## Exercise requirements:
From the first line of the data below through the line holding "XMIN, XMAX = -0.774, 4.774", output each line exactly and leave the pictures out.

## Given data:
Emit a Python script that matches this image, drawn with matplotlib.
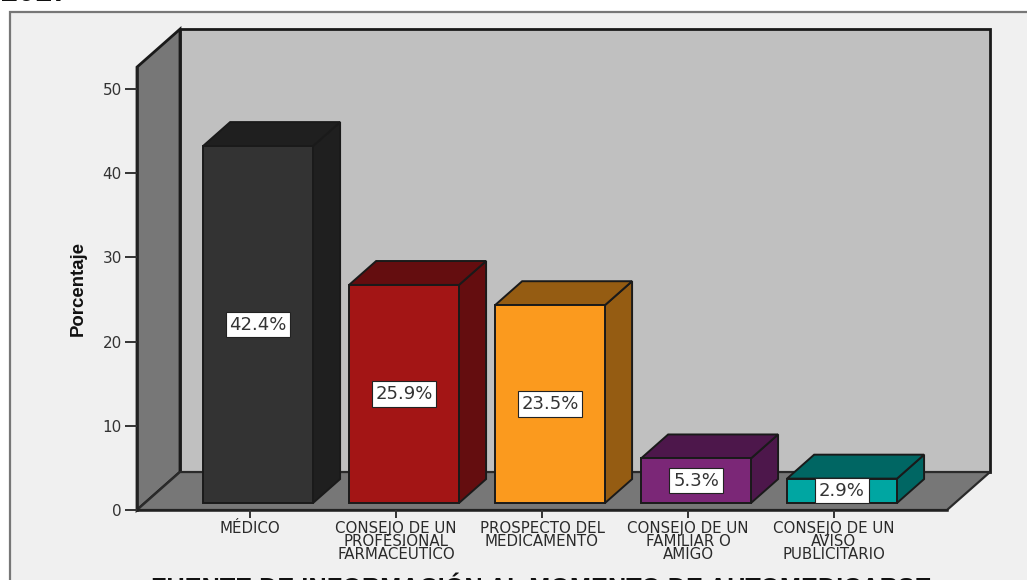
import matplotlib
matplotlib.use("Agg")
import matplotlib.pyplot as plt
from matplotlib.patches import Polygon, Rectangle

# values
categories = [
    "MÉDICO",
    "CONSEJO DE UN\nPROFESIONAL\nFARMACÉUTICO",
    "PROSPECTO DEL\nMEDICAMENTO",
    "CONSEJO DE UN\nFAMILIAR O\nAMIGO",
    "CONSEJO DE UN\nAVISO\nPUBLICITARIO",
]
percent = [42.4, 25.9, 23.5, 5.3, 2.9]
front_colors = ["#333333", "#a31515", "#fb9a1e", "#7b2777", "#00a6a2"]
top_colors = ["#1f1f1f", "#640d0f", "#955c12", "#4d174b", "#006663"]
y_ticks = [0, 10, 20, 30, 40, 50]

W, H = 1027, 580
EDGE = "#1a1a1a"

# fake 3D offsets, in data units
DEPTH_X, DEPTH_Y = 0.2945, 4.51
BAR_W = 0.753
BAR_DX, BAR_DY = 0.055, 0.83
BAR_DEPTH = 0.63
YMAX = 52.6
XMIN, XMAX = -0.774, 4.774


def add_poly(ax, pts, color, z, lw=1.4, ec=EDGE):
    ax.add_patch(Polygon(pts, closed=True, facecolor=color, edgecolor=ec,
                         linewidth=lw, clip_on=False, zorder=z, joinstyle="miter"))


def draw_box(ax, x, value, front, top, z):
    x0 = x - BAR_W / 2 + BAR_DX
    x1 = x0 + BAR_W
    y0 = BAR_DY
    y1 = BAR_DY + value
    dx = DEPTH_X * BAR_DEPTH
    dy = DEPTH_Y * BAR_DEPTH
    add_poly(ax, [(x1, y0), (x1 + dx, y0 + dy), (x1 + dx, y1 + dy), (x1, y1)], top, z)
    add_poly(ax, [(x0, y1), (x1, y1), (x1 + dx, y1 + dy), (x0 + dx, y1 + dy)], top, z)
    add_poly(ax, [(x0, y0), (x1, y0), (x1, y1), (x0, y1)], front, z + 0.1)
    ax.text((x0 + x1) / 2, (y0 + y1) / 2, f"{value:.1f}%", ha="center", va="center",
            fontsize=13, color="#333333", family="DejaVu Sans", zorder=z + 0.2,
            bbox=dict(boxstyle="square,pad=0.2", facecolor="white", edgecolor="#222222", linewidth=0.8))


plt.rcParams["font.family"] = ["Liberation Sans", "DejaVu Sans"]
fig = plt.figure(figsize=(W / 100, H / 100), dpi=100, facecolor="white")

# the grey panel behind the chart
fig.add_artist(Rectangle((10 / W, -0.02), 1.02, 1.02 - 12 / H, transform=fig.transFigure,
                         facecolor="#f0f0f0", edgecolor="#777777", linewidth=1.6, zorder=-5))

ax = fig.add_axes([137 / W, (H - 510) / H, (947 - 137) / W, 442.9 / H])
ax.set_xlim(XMIN, XMAX)
ax.set_ylim(0, YMAX)
ax.patch.set_visible(False)

# walls and floor
add_poly(ax, [(XMIN + DEPTH_X, DEPTH_Y), (XMAX + DEPTH_X, DEPTH_Y),
              (XMAX + DEPTH_X, YMAX + DEPTH_Y), (XMIN + DEPTH_X, YMAX + DEPTH_Y)], "#c0c0c0", 1, lw=2)
add_poly(ax, [(XMIN, 0), (XMIN + DEPTH_X, DEPTH_Y), (XMIN + DEPTH_X, YMAX + DEPTH_Y), (XMIN, YMAX)],
         "#777777", 1.1, lw=2)
add_poly(ax, [(XMIN, 0), (XMAX, 0), (XMAX + DEPTH_X, DEPTH_Y), (XMIN + DEPTH_X, DEPTH_Y)],
         "#777777", 1.2, lw=1.6, ec="#2a2a2a")

for i, (val, front, top) in enumerate(zip(percent, front_colors, top_colors)):
    draw_box(ax, i, val, front, top, 2 + i)

ax.set_xticks(range(len(categories)))
ax.set_xticklabels(categories, fontsize=10.8, color="#2a2a2a", family="DejaVu Sans", linespacing=0.83)
ax.set_yticks(y_ticks)
ax.tick_params(axis="x", length=6, width=1.4, color="#333333", pad=2)
ax.tick_params(axis="y", length=9, width=1.4, color="#333333", pad=2, labelsize=11, labelcolor="#333333")
for lab in ax.get_yticklabels():
    lab.set_family("DejaVu Sans")
for name in ["top", "right"]:
    ax.spines[name].set_visible(False)
for name in ["left", "bottom"]:
    ax.spines[name].set_linewidth(1.8)
    ax.spines[name].set_color("#222222")
    ax.spines[name].set_zorder(1.5)

fig.text(78 / W, 1 - 288 / H, "Porcentaje", rotation=90, ha="center", va="center",
         fontsize=13.4, fontweight="bold", color="#111111")
fig.text(541 / W, 1 - 589 / H, "FUENTE DE INFORMACIÓN AL MOMENTO DE AUTOMEDICARSE", ha="center", va="center",
         fontsize=18.2, fontweight="bold", color="#111111")
fig.text(1 / W, 1 - 1 / H, "2017", ha="left", va="baseline", fontsize=22, fontweight="bold", color="#111111")

fig.savefig("out.png", dpi=100)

## Solved problem:
Emit a Python script that matches this image, drawn with matplotlib.
import matplotlib
matplotlib.use("Agg")
import matplotlib.pyplot as plt
from matplotlib.patches import Polygon, Rectangle

# values
categories = [
    "MÉDICO",
    "CONSEJO DE UN\nPROFESIONAL\nFARMACÉUTICO",
    "PROSPECTO DEL\nMEDICAMENTO",
    "CONSEJO DE UN\nFAMILIAR O\nAMIGO",
    "CONSEJO DE UN\nAVISO\nPUBLICITARIO",
]
percent = [42.4, 25.9, 23.5, 5.3, 2.9]
front_colors = ["#333333", "#a31515", "#fb9a1e", "#7b2777", "#00a6a2"]
top_colors = ["#1f1f1f", "#640d0f", "#955c12", "#4d174b", "#006663"]
y_ticks = [0, 10, 20, 30, 40, 50]

W, H = 1027, 580
EDGE = "#1a1a1a"

# fake 3D offsets, in data units
DEPTH_X, DEPTH_Y = 0.2945, 4.51
BAR_W = 0.753
BAR_DX, BAR_DY = 0.055, 0.83
BAR_DEPTH = 0.63
YMAX = 52.6
XMIN, XMAX = -0.774, 4.774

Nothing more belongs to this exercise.